Instruction> With the images removed, repeat the data below exactly.
start
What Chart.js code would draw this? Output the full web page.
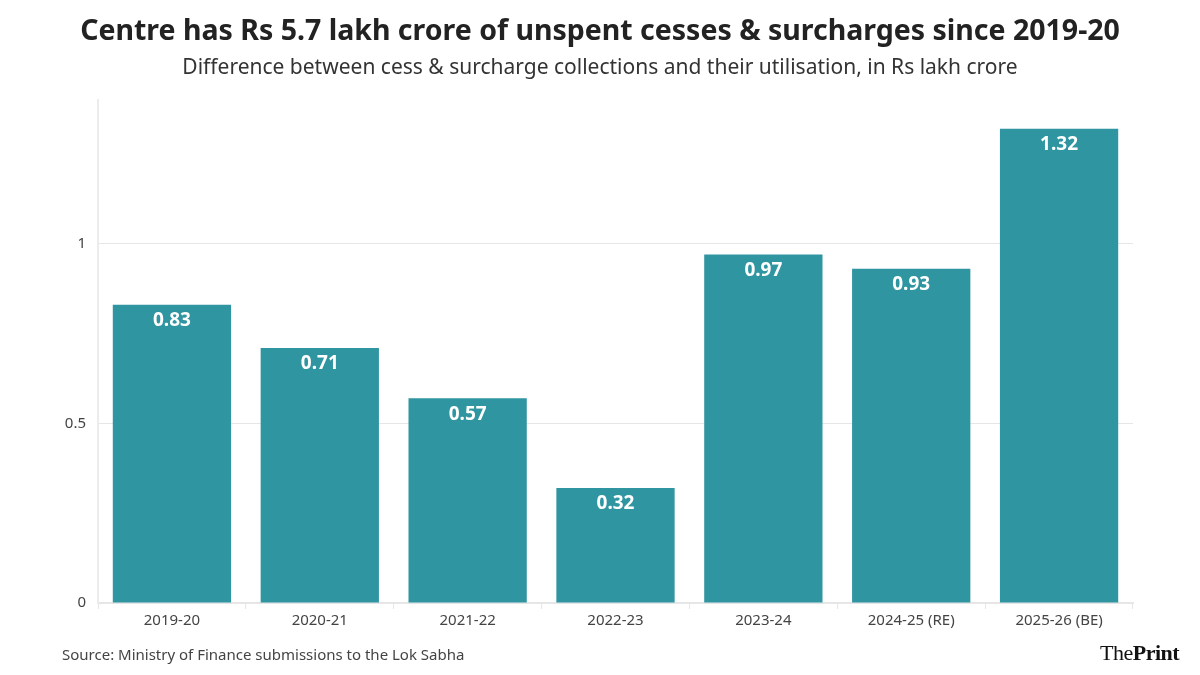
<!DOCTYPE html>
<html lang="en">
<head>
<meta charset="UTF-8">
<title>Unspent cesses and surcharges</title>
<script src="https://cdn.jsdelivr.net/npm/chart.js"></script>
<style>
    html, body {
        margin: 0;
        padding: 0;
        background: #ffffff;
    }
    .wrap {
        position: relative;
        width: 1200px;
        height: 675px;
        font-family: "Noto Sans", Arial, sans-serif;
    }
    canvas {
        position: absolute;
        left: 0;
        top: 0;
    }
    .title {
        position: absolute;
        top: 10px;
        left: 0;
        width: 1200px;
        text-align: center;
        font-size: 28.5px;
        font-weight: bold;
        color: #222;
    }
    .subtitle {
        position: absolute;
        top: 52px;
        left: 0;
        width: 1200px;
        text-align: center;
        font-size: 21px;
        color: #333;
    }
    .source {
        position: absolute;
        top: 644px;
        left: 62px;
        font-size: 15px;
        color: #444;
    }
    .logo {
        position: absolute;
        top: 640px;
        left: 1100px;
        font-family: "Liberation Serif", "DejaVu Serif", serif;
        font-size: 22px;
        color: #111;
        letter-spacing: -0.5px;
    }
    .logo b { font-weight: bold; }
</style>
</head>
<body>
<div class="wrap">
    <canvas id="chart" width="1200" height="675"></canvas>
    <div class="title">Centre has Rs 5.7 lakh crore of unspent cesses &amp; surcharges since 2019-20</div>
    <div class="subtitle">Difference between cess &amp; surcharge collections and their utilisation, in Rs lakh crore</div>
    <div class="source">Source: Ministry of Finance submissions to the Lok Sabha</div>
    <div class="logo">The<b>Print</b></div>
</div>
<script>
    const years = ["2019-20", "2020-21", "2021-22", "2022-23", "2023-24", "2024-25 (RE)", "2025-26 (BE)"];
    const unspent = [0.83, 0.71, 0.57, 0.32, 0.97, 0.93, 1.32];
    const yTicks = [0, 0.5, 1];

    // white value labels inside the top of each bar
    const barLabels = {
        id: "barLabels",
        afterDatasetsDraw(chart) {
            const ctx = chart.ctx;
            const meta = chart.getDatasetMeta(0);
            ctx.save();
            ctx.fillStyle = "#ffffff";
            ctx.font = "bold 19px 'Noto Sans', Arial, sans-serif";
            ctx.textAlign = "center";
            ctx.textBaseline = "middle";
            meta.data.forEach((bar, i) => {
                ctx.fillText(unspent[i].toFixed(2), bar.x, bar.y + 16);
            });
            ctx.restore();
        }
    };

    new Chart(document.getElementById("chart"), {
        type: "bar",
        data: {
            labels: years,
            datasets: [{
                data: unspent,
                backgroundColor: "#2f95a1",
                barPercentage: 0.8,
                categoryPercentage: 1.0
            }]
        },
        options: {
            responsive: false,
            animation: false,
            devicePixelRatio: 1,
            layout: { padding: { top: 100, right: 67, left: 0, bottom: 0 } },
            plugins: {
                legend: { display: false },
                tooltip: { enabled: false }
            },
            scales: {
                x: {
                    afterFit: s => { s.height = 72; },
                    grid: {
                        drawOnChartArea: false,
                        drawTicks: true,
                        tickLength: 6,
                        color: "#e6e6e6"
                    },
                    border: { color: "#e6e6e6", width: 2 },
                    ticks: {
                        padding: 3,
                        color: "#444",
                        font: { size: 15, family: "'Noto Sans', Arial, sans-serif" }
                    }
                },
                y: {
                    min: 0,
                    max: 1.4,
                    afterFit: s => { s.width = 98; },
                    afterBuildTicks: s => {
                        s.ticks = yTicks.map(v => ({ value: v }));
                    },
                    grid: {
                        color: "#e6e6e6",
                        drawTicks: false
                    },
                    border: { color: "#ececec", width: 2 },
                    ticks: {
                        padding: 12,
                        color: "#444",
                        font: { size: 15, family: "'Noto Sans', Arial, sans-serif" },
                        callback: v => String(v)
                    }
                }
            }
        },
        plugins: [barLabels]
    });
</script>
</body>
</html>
end
Complete answer>
What Chart.js code would draw this? Output the full web page.
<!DOCTYPE html>
<html lang="en">
<head>
<meta charset="UTF-8">
<title>Unspent cesses and surcharges</title>
<script src="https://cdn.jsdelivr.net/npm/chart.js"></script>
<style>
    html, body {
        margin: 0;
        padding: 0;
        background: #ffffff;
    }
    .wrap {
        position: relative;
        width: 1200px;
        height: 675px;
        font-family: "Noto Sans", Arial, sans-serif;
    }
    canvas {
        position: absolute;
        left: 0;
        top: 0;
    }
    .title {
        position: absolute;
        top: 10px;
        left: 0;
        width: 1200px;
        text-align: center;
        font-size: 28.5px;
        font-weight: bold;
        color: #222;
    }
    .subtitle {
        position: absolute;
        top: 52px;
        left: 0;
        width: 1200px;
        text-align: center;
        font-size: 21px;
        color: #333;
    }
    .source {
        position: absolute;
        top: 644px;
        left: 62px;
        font-size: 15px;
        color: #444;
    }
    .logo {
        position: absolute;
        top: 640px;
        left: 1100px;
        font-family: "Liberation Serif", "DejaVu Serif", serif;
        font-size: 22px;
        color: #111;
        letter-spacing: -0.5px;
    }
    .logo b { font-weight: bold; }
</style>
</head>
<body>
<div class="wrap">
    <canvas id="chart" width="1200" height="675"></canvas>
    <div class="title">Centre has Rs 5.7 lakh crore of unspent cesses &amp; surcharges since 2019-20</div>
    <div class="subtitle">Difference between cess &amp; surcharge collections and their utilisation, in Rs lakh crore</div>
    <div class="source">Source: Ministry of Finance submissions to the Lok Sabha</div>
    <div class="logo">The<b>Print</b></div>
</div>
<script>
    const years = ["2019-20", "2020-21", "2021-22", "2022-23", "2023-24", "2024-25 (RE)", "2025-26 (BE)"];
    const unspent = [0.83, 0.71, 0.57, 0.32, 0.97, 0.93, 1.32];
    const yTicks = [0, 0.5, 1];

    // white value labels inside the top of each bar
    const barLabels = {
        id: "barLabels",
        afterDatasetsDraw(chart) {
            const ctx = chart.ctx;
            const meta = chart.getDatasetMeta(0);
            ctx.save();
            ctx.fillStyle = "#ffffff";
            ctx.font = "bold 19px 'Noto Sans', Arial, sans-serif";
            ctx.textAlign = "center";
            ctx.textBaseline = "middle";
            meta.data.forEach((bar, i) => {
                ctx.fillText(unspent[i].toFixed(2), bar.x, bar.y + 16);
            });
            ctx.restore();
        }
    };

    new Chart(document.getElementById("chart"), {
        type: "bar",
        data: {
            labels: years,
            datasets: [{
                data: unspent,
                backgroundColor: "#2f95a1",
                barPercentage: 0.8,
                categoryPercentage: 1.0
            }]
        },
        options: {
            responsive: false,
            animation: false,
            devicePixelRatio: 1,
            layout: { padding: { top: 100, right: 67, left: 0, bottom: 0 } },
            plugins: {
                legend: { display: false },
                tooltip: { enabled: false }
            },
            scales: {
                x: {
                    afterFit: s => { s.height = 72; },
                    grid: {
                        drawOnChartArea: false,
                        drawTicks: true,
                        tickLength: 6,
                        color: "#e6e6e6"
                    },
                    border: { color: "#e6e6e6", width: 2 },
                    ticks: {
                        padding: 3,
                        color: "#444",
                        font: { size: 15, family: "'Noto Sans', Arial, sans-serif" }
                    }
                },
                y: {
                    min: 0,
                    max: 1.4,
                    afterFit: s => { s.width = 98; },
                    afterBuildTicks: s => {
                        s.ticks = yTicks.map(v => ({ value: v }));
                    },
                    grid: {
                        color: "#e6e6e6",
                        drawTicks: false
                    },
                    border: { color: "#ececec", width: 2 },
                    ticks: {
                        padding: 12,
                        color: "#444",
                        font: { size: 15, family: "'Noto Sans', Arial, sans-serif" },
                        callback: v => String(v)
                    }
                }
            }
        },
        plugins: [barLabels]
    });
</script>
</body>
</html>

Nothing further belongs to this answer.